Southeast Asia and the broader Indopacific can benefit a lot from this competition to provide infrastructure. While the world’s richest countries fight to gain the strongest partnerships in the region, southeast Asia enjoys much attention from all sides, and can try to leverage that to its advantage, particularly on mobilising infrastructure financing for lowest income ASEAN members which have the highest infrastructure needs but also the least access to international capital markets.

What should the EU do?

ASEAN countries expressed their disappointment after the summit.

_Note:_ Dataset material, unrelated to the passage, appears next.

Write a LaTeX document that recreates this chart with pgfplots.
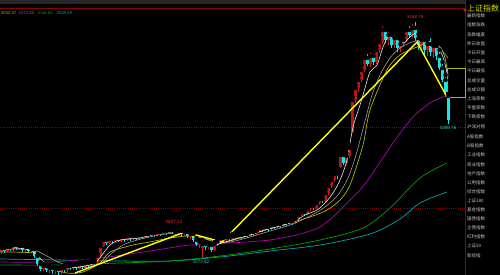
\documentclass[border=0pt]{standalone}
\usepackage{fontspec}
\setmainfont{Liberation Sans}
\newfontfamily\cjk{Noto Sans CJK SC}
\usepackage{pgfplots}
\usepackage{pgfplotstable}
\pgfplotsset{compat=1.18}
\definecolor{candred}{HTML}{E01818}
\definecolor{candcyan}{HTML}{10E8E8}
\definecolor{ma5}{HTML}{E8E8E8}
\definecolor{ma10}{HTML}{9A9A9A}
\definecolor{ma20}{HTML}{B4B400}
\definecolor{ma60}{HTML}{B000B0}
\definecolor{ma120}{HTML}{00A000}
\definecolor{ma250}{HTML}{00A8A8}
\definecolor{gridred}{HTML}{8C0000}
\definecolor{trend}{HTML}{FFFF00}
\definecolor{paneltext}{HTML}{C8C8C8}
\definecolor{labred}{HTML}{E03030}
\definecolor{labcyan}{HTML}{20C8C8}

% y values are screen rows (y dir = reverse): o=open, c=close, h=high, l=low
\pgfplotstableread{
x o c h l
1.5 252 248 246 254
7.5 251 247 245 252
13.5 249 245 243 251
19.5 248 246 244 250
25.5 250 247 245 252
31.5 251 249 247 253
43.5 269 266 264 271
49.5 270 268 266 273
55.5 271 269 267 274
61.5 272 268 266 274
67.5 270 266 264 272
73.5 268 265 263 270
79.5 268 264 262 269
85.5 267 263 261 268
91.5 266 262 260 267
97.5 264 256 254 265
100.5 256 246 244 257
103.5 246 240 238 247
109.5 243 239 237 244
115.5 241 238 236 243
121.5 241 237 235 242
127.5 240 236 234 241
133.5 239 236 234 240
139.5 238 235 233 239
145.5 237 234 232 238
151.5 236 233 231 237
157.5 235 232 230 236
163.5 234 231 229 235
169.5 233 230 228 234
178.5 233 231 229 235
184.5 234 232 230 236
190.5 236 234 232 239
199.5 244 242 240 248
202.5 248 244 240 258
208.5 247 245 243 249
214.5 250 244 242 251
217.5 244 241 239 246
220.5 241 238 236 243
226.5 240 237 235 241
232.5 239 236 234 240
238.5 238 235 233 239
244.5 237 234 232 238
250.5 236 232 230 237
256.5 234 231 229 235
259.5 231 228 226 232
265.5 230 227 225 231
271.5 229 225 223 230
277.5 227 224 222 228
283.5 226 222 220 227
289.5 224 221 219 225
295.5 223 219 217 224
298.5 219 215 213 220
301.5 215 212 210 216
307.5 214 209 207 215
310.5 209 206 204 211
316.5 208 203 201 209
319.5 203 199 197 205
325.5 201 193 190 202
328.5 193 186 183 195
331.5 186 180 177 188
334.5 180 174 171 182
340.5 167 155 152 168
346.5 163 156 153 165
349.5 156 148 145 158
352.5 132 100 97 133
355.5 100 88 85 103
358.5 88 80 76 92
361.5 80 70 65 82
364.5 70 58 55 72
370.5 64 56 50 67
376.5 62 50 47 64
379.5 50 42 38 53
382.5 42 30 24 44
388.5 40 35 30 45
394.5 45 38 33 48
400.5 48 44 40 52
403.5 44 40 36 47
406.5 40 30 26 42
412.5 35 28 22 38
421.5 45 40 37 50
427.5 50 44 40 56
433.5 52 46 42 58
}\redcandles

\pgfplotstableread{
x o c h l
4.5 248 251 246 253
10.5 247 249 244 251
16.5 245 248 243 250
22.5 246 250 245 252
28.5 247 251 246 253
34.5 249 256 248 258
37.5 256 264 255 266
40.5 264 269 262 271
46.5 266 270 265 272
52.5 268 271 267 274
58.5 269 272 268 275
64.5 268 270 266 272
70.5 266 268 264 270
76.5 265 268 264 270
82.5 264 267 262 269
88.5 263 266 262 268
94.5 262 264 260 266
106.5 240 243 238 245
112.5 239 241 237 243
118.5 238 241 236 242
124.5 237 240 235 242
130.5 236 239 234 241
136.5 236 238 233 240
142.5 235 237 233 239
148.5 234 236 232 238
154.5 233 235 231 237
160.5 232 234 230 236
166.5 231 233 229 235
172.5 230 232 226 234
175.5 232 233 230 236
181.5 231 234 229 236
187.5 232 236 231 238
193.5 234 240 233 242
196.5 240 244 238 246
205.5 244 247 242 250
211.5 245 250 244 252
223.5 238 240 236 242
229.5 237 239 235 241
235.5 236 238 234 240
241.5 235 237 233 239
247.5 234 236 232 238
253.5 232 234 230 236
262.5 228 230 226 232
268.5 227 229 225 231
274.5 225 227 223 229
280.5 224 226 222 228
286.5 222 224 220 226
292.5 221 223 219 225
304.5 212 214 210 216
313.5 206 208 203 210
322.5 199 201 196 203
337.5 174 176 170 179
343.5 155 163 152 165
367.5 58 64 52 66
373.5 56 62 52 65
385.5 30 40 27 43
391.5 35 45 32 48
397.5 38 48 35 52
409.5 30 35 24 38
415.5 28 38 20 41
418.5 38 45 34 50
424.5 40 50 38 55
430.5 44 52 36 56
436.5 46 56 44 60
439.5 56 68 50 70
442.5 68 80 62 82
445.5 80 92 75 95
448.5 96 120 94 124
}\cyancandles

\begin{document}
\begin{tikzpicture}
\path[use as bounding box] (0,0) rectangle (500pt,275pt);
\clip (0,0) rectangle (500pt,275pt);
\fill[black] (0,0) rectangle (500pt,275pt);
\begin{axis}[
  at={(0,0)}, anchor=south west,
  scale only axis, width=500pt, height=275pt,
  xmin=0, xmax=500, ymin=0, ymax=275, y dir=reverse,
  axis lines=none, clip=false,
]
% top strip and frame lines
\addplot[draw=none, fill=black!85!white, forget plot] coordinates {(0,4) (465,4)} \closedcycle;
\addplot[gridred, line width=0.9pt, forget plot] coordinates {(0,8.5) (465,8.5)};
\addplot[gridred, line width=0.9pt, forget plot] coordinates {(465.5,0) (465.5,275)};
\addplot[gridred, line width=0.6pt, dash pattern=on 1pt off 1.2pt, forget plot] coordinates {(0,127) (465,127)};
\addplot[gridred, line width=0.6pt, dash pattern=on 1pt off 1.2pt, forget plot] coordinates {(0,208) (465,208)};

% long moving averages
\addplot[ma250, line width=0.7pt, smooth, forget plot] coordinates {(0,259)(60,260)(120,261)(170,261)(220,257)(270,251)(320,245)(370,234)(400,219)(420,203)(447,192)};
\addplot[ma120, line width=0.7pt, smooth, forget plot] coordinates {(0,265)(60,265)(120,263)(170,261)(220,256)(270,249)(320,240)(363,228)(390,208)(420,178)(447,163)};
\addplot[ma60, line width=0.7pt, smooth, forget plot] coordinates {(0,262)(50,262)(100,258)(150,251)(190,245)(230,243)(270,240)(300,234)(320,227)(335,215)(347,203)(360,190)(370,177)(385,155)(395,140)(413,117)(430,103)(443,97)(450,96)};

% candles: wicks
\addplot[only marks, mark=none, forget plot, error bars/.cd, y dir=plus, y explicit, error mark=none,
  error bar style={draw=candred, line width=0.6pt}]
  table[x=x, y=h, y error plus expr=\thisrow{l}-\thisrow{h}] {\redcandles};
\addplot[only marks, mark=none, forget plot, error bars/.cd, y dir=plus, y explicit, error mark=none,
  error bar style={draw=candcyan, line width=0.6pt}]
  table[x=x, y=h, y error plus expr=\thisrow{l}-\thisrow{h}] {\cyancandles};
% candles: bodies
\addplot[only marks, mark=none, forget plot, error bars/.cd, y dir=plus, y explicit, error mark=none,
  error bar style={draw=candred!85!black, line width=2.2pt}]
  table[x=x, y=c, y error plus expr={max(\thisrow{o}-\thisrow{c},0.8)}] {\redcandles};
\addplot[only marks, mark=none, forget plot, error bars/.cd, y dir=plus, y explicit, error mark=none,
  error bar style={draw=candcyan, line width=2.2pt}]
  table[x=x, y=o, y error plus expr={max(\thisrow{c}-\thisrow{o},0.8)}] {\cyancandles};

% short moving averages
\addplot[ma20, line width=0.7pt, smooth, forget plot] coordinates {(0,252)(33,253)(40,260)(50,268)(67,273)(83,272)(100,263)(110,252)(133,245)(150,242)(170,238)(190,236)(210,240)(225,242)(240,238)(265,230)(283,225)(310,217)(327,210)(340,200)(350,185)(363,145)(370,110)(387,70)(400,55)(417,47)(430,42)(440,47)(445,58)(448,75)};
\addplot[ma10, line width=0.6pt, smooth, forget plot] coordinates {(0,250)(30,249)(45,255)(60,263)(80,268)(100,264)(112,253)(125,244)(145,238)(165,234)(185,233)(200,237)(215,242)(230,242)(250,237)(270,231)(290,225)(310,216)(325,207)(338,195)(348,178)(356,155)(364,125)(372,95)(380,75)(390,58)(400,48)(412,42)(425,40)(437,45)(448,58)};
\addplot[ma5, line width=0.6pt, smooth, forget plot] coordinates {(0,249)(15,248)(30,250)(38,256)(45,263)(55,268)(70,268)(85,266)(95,263)(102,255)(110,245)(120,240)(140,238)(160,233)(180,232)(192,236)(202,242)(212,246)(222,243)(235,239)(250,235)(265,230)(280,226)(295,221)(305,215)(317,210)(325,203)(333,193)(340,180)(347,160)(353,127)(360,105)(365,88)(370,72)(377,65)(383,47)(388,37)(393,37)(403,43)(410,37)(417,33)(427,40)(437,47)(443,57)(448,77)};

% trend lines
\addplot[trend, line width=1.4pt, forget plot] coordinates {(75,273)(185,232)(222,242)(417,42)(447,97)};
% selection box
\addplot[ma20, line width=0.6pt, forget plot] coordinates {(447,68)(465,68)(465,97)(447,97)(447,68)};
\addplot[only marks, mark=triangle*, mark size=1.6pt, candred, mark options={rotate=180}, forget plot] coordinates {(465,10)};

% price labels
\node[text=labred, font=\fontsize{4.6}{5}\selectfont, inner sep=0] at (415,17) {3458.79};
\node[text=labcyan, font=\fontsize{4.6}{5}\selectfont, inner sep=0] at (448,127.5) {3289.76};
\node[text=labred, font=\fontsize{4.6}{5}\selectfont, inner sep=0] at (174,222) {2857.12};
\node[text=labcyan, font=\fontsize{4.6}{5}\selectfont, inner sep=0] at (201,262) {2072.62};

% MA values legend
\node[anchor=west, text=ma20, font=\fontsize{4.2}{5}\selectfont, inner sep=0] at (0.8,13) {3042.47};
\node[anchor=west, text=ma60!80!white, font=\fontsize{4.2}{5}\selectfont, inner sep=0] at (18.5,13) {3273.36};
\node[anchor=west, text=ma120, font=\fontsize{4.2}{5}\selectfont, inner sep=0] at (37.5,13) {3118.63};
\node[anchor=west, text=ma250, font=\fontsize{4.2}{5}\selectfont, inner sep=0] at (56.5,13) {3039.29};

% right panel
\node[anchor=west, text=trend!85!black, font=\cjk\fontsize{8}{9}\selectfont, inner sep=0] at (467,8.5) {上证指数};
\begin{scope}[every node/.style={anchor=west, text=paneltext, font=\cjk\fontsize{4.5}{5}\selectfont, inner sep=0}]
\node at (467,16) {最新指数};
\node at (467,25.2) {指数涨跌};
\node at (467,34.4) {涨跌幅度};
\node at (467,43.6) {昨日收盘};
\node at (467,52.8) {今日开盘};
\node at (467,62) {今日最高};
\node at (467,71.2) {今日最低};
\node at (467,80.4) {总成交量};
\node at (467,89.6) {总成交额};
\node at (467,98.8) {上涨家数};
\node at (467,108) {平盘家数};
\node at (467,117.2) {下跌家数};
\node at (467,126.4) {沪深对照};
\node at (467,137) {A股指数};
\node at (467,146.1) {B股指数};
\node at (467,155.2) {工业指数};
\node at (467,164.3) {商业指数};
\node at (467,173.4) {地产指数};
\node at (467,182.5) {公用指数};
\node at (467,191.6) {综合指数};
\node at (467,200.7) {上证180};
\node at (467,209.8) {基金指数};
\node at (467,218.9) {国债指数};
\node at (467,228) {企债指数};
\node at (467,237.1) {红利指数};
\node at (467,246.2) {上证50};
\node at (467,255.3) {新综指};
\end{scope}
\end{axis}
\end{tikzpicture}
\end{document}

Their hope was to fast-track a free trade agreement with the EU, but the leaders’ statement issued post-summit shows that a trade deal remains a ‘common long-term objective’ rather than an imminent reality.

In general, the EU should aim to make its partnership with ASEAN more comprehensive by strengthening its economic and business relations beyond Singapore. At the moment, the strategic partnership looks at the ASEAN as a bloc, but this may not be enough to reach partners like Myanmar, Cambodia and Laos. The EU should put some extra effort to strengthen the relationship with these countries too, for instance by designing tailored programmes of engagement beyond the generic ‘ASEAN’ headlines.

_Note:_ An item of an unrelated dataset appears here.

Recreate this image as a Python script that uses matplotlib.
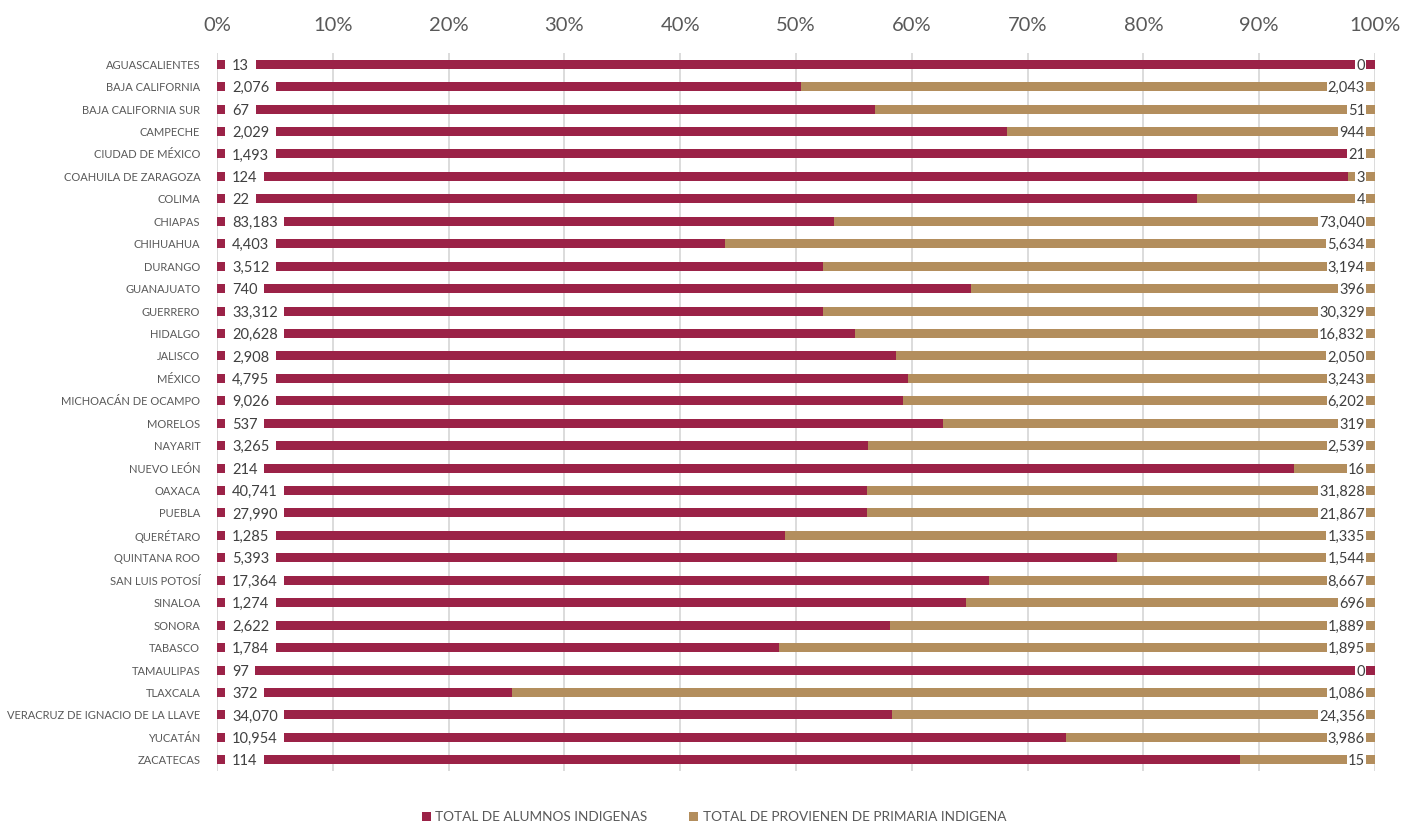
import matplotlib
matplotlib.use("Agg")
import matplotlib.pyplot as plt
from matplotlib.patches import Patch
import numpy as np

states = ["AGUASCALIENTES", "BAJA CALIFORNIA", "BAJA CALIFORNIA SUR", "CAMPECHE",
          "CIUDAD DE MÉXICO", "COAHUILA DE ZARAGOZA", "COLIMA", "CHIAPAS", "CHIHUAHUA",
          "DURANGO", "GUANAJUATO", "GUERRERO", "HIDALGO", "JALISCO", "MÉXICO",
          "MICHOACÁN DE OCAMPO", "MORELOS", "NAYARIT", "NUEVO LEÓN", "OAXACA", "PUEBLA",
          "QUERÉTARO", "QUINTANA ROO", "SAN LUIS POTOSÍ", "SINALOA", "SONORA", "TABASCO",
          "TAMAULIPAS", "TLAXCALA", "VERACRUZ DE IGNACIO DE LA LLAVE", "YUCATÁN", "ZACATECAS"]
alumnos = [13, 2076, 67, 2029, 1493, 124, 22, 83183, 4403, 3512, 740, 33312, 20628, 2908,
           4795, 9026, 537, 3265, 214, 40741, 27990, 1285, 5393, 17364, 1274, 2622, 1784,
           97, 372, 34070, 10954, 114]
primaria = [0, 2043, 51, 944, 21, 3, 4, 73040, 5634, 3194, 396, 30329, 16832, 2050,
            3243, 6202, 319, 2539, 16, 31828, 21867, 1335, 1544, 8667, 696, 1889, 1895,
            0, 1086, 24356, 3986, 15]
series_names = ["TOTAL DE ALUMNOS INDIGENAS", "TOTAL DE PROVIENEN DE PRIMARIA INDIGENA"]
xtick_labels = ["0%", "10%", "20%", "30%", "40%", "50%", "60%", "70%", "80%", "90%", "100%"]

MAROON = "#9B2247"
TAN = "#B38E5D"
GRAY = "#595959"
FONT = ["Lato", "DejaVu Sans"]

a = np.array(alumnos, dtype=float)
p = np.array(primaria, dtype=float)
tot = a + p
pa = a / tot
pp = p / tot

fig = plt.figure(figsize=(14.05, 8.25), dpi=100)
ax = fig.add_axes([217/1405, 1 - 771/825, (1375-217)/1405, (771-53)/825])

y = np.arange(len(states))
h = 0.4
ax.barh(y, pa, height=h, color=MAROON, zorder=2)
ax.barh(y, pp, left=pa, height=h, color=TAN, zorder=2)

for i in range(len(states)):
    ax.annotate(f"{alumnos[i]:,}", xy=(0, y[i]), xytext=(15, 0), textcoords="offset pixels",
                ha="left", va="center_baseline", fontsize=10.5, color="#404040", family=FONT,
                zorder=4,
                bbox=dict(boxstyle="square,pad=0.45", facecolor="white", edgecolor="none"))
    ax.annotate(f"{primaria[i]:,}", xy=(1, y[i]), xytext=(-10, 0), textcoords="offset pixels",
                ha="right", va="center_baseline", fontsize=10.5, color="#404040", family=FONT,
                zorder=4,
                bbox=dict(boxstyle="square,pad=0.08", facecolor="white", edgecolor="none"))

ax.set_xlim(0, 1)
ax.set_ylim(len(states) - 0.5, -0.5)
ax.set_yticks(y)
ax.set_yticklabels(states, fontsize=8.0, color=GRAY, family=FONT)
ax.set_xticks(np.linspace(0, 1, 11))
ax.set_xticklabels(xtick_labels, fontsize=14.5, color=GRAY, family=FONT)
ax.xaxis.tick_top()
ax.tick_params(axis="x", length=0, pad=14)
ax.tick_params(axis="y", length=0, pad=12)
for s in ax.spines.values():
    s.set_visible(False)
ax.grid(axis="x", color="#D9D9D9", linewidth=1.3, zorder=0)
ax.set_axisbelow(True)

handles = [Patch(facecolor=MAROON, edgecolor="none"), Patch(facecolor=TAN, edgecolor="none")]
fig.legend(handles, series_names, loc="center", bbox_to_anchor=(714/1405, 1 - 817/825),
           ncol=2, frameon=False, prop={"family": FONT, "size": 9.8},
           labelcolor=GRAY, handlelength=0.66, handleheight=0.66, handletextpad=0.3,
           columnspacing=3.1)

fig.savefig("out.png", dpi=100)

In terms of infrastructure, while the Global Gateway programme is welcome, the EU offer should not be motivated by a desire to compete with China, but rather it should fulfil the double objective of offering what the EU is best placed to provide and what ASEAN countries want from their European partners. If that is not large infrastructure, but rather support on smaller projects, or on governance, development and other ‘soft infrastructure’ matters, so be it. An offer that is just prompted by a desire to compete is not sustainable for the EU.

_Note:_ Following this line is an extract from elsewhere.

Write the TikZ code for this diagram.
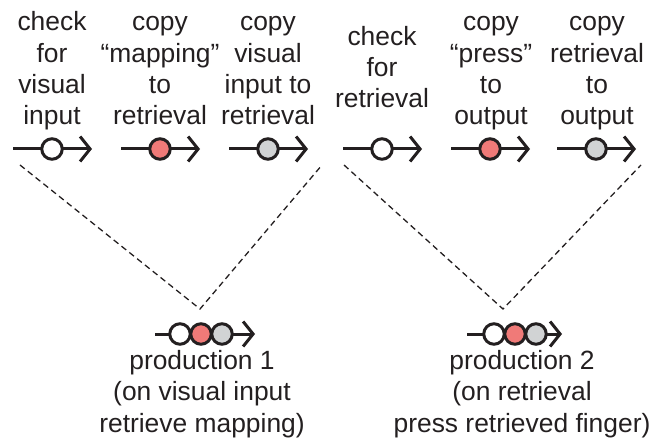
\documentclass[tikz,border=0pt]{standalone}
\usepackage{fontspec}
\setmainfont{Liberation Sans}
\usetikzlibrary{arrows.meta}
\definecolor{ink}{HTML}{231F20}
\definecolor{redfill}{HTML}{F07A78}
\definecolor{greyfill}{HTML}{D1D3D4}
\begin{document}
\begin{tikzpicture}[x=1bp,y=-1bp,
  lbl/.style={align=center,anchor=base,text=ink,inner sep=0pt,
    font=\fontsize{26.5}{31.5}\selectfont},
  gline/.style={draw=ink,line width=3bp,-{Straight Barb[length=10bp,width=25bp]}},
  dot/.style={circle,draw=ink,line width=3bp,minimum size=20.5bp,inner sep=0pt},
  wdot/.style={dot,fill=white},
  rdot/.style={dot,fill=redfill},
  gdot/.style={dot,fill=greyfill},
  vline/.style={draw=ink,line width=1.3bp,dash pattern=on 6bp off 4bp}]
\useasboundingbox (0,0) rectangle (663,438);
% top labels (anchor = baseline of last line)
\node[lbl] (t1) at (52,125) {check\\for\\visual\\input};
\node[lbl] (t2) at (160,125) {copy\\“mapping”\\to\\retrieval};
\node[lbl] (t3) at (268,125) {copy\\visual\\input to\\retrieval};
\node[lbl] (t4) at (382,108) {check\\for\\retrieval};
\node[lbl] (t5) at (491,125) {copy\\“press”\\to\\output};
\node[lbl] (t6) at (597,125) {copy\\retrieval\\to\\output};
% top glyphs
\foreach \n/\cx/\st in {1/52/wdot,2/160/rdot,3/268/gdot,4/382/wdot,5/490/rdot,6/596/gdot}{
  \coordinate (s\n) at (\cx-39,149);
  \coordinate (e\n) at (\cx+40,149);
  \draw[gline] (s\n) -- (e\n);
  \node[\st] (c\n) at (\cx,149) {};
}
% dashed lines
\coordinate (a1) at (200,309);
\coordinate (a2) at (503,309);
\coordinate (l1) at (20,165);
\coordinate (r1) at (322,165);
\coordinate (l2) at (344,165);
\coordinate (r2) at (641,165);
\draw[vline] (l1) -- (a1) -- (r1);
\draw[vline] (l2) -- (a2) -- (r2);
% bottom glyphs
\coordinate (ps1) at (155,334);
\coordinate (pe1) at (255,334);
\draw[gline] (ps1) -- (pe1);
\node[wdot] (p1a) at (180,334) {};
\node[rdot] (p1b) at (201,334) {};
\node[gdot] (p1c) at (222,334) {};
\coordinate (ps2) at (467,334);
\coordinate (pe2) at (562,334);
\draw[gline] (ps2) -- (pe2);
\node[wdot] (p2a) at (494,334) {};
\node[rdot] (p2b) at (515,334) {};
\node[gdot] (p2c) at (536,334) {};
% bottom labels
\node[lbl] (b1) at (202,432) {production 1\\(on visual input\\retrieve mapping)};
\node[lbl] (b2) at (522,432) {production 2\\(on retrieval\\press retrieved finger)};
\end{tikzpicture}
\end{document}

Finally, the EU should be responsive to what southeast Asian partners ask. If they express the need for increased trade cooperation, this should form part of the discussion. Agreements could also cover investment and financial measure, innovation and climate cooperation and so on. An inclusive and transformative partnership needs to be an equal partnership, where the need of both parties are taken into account.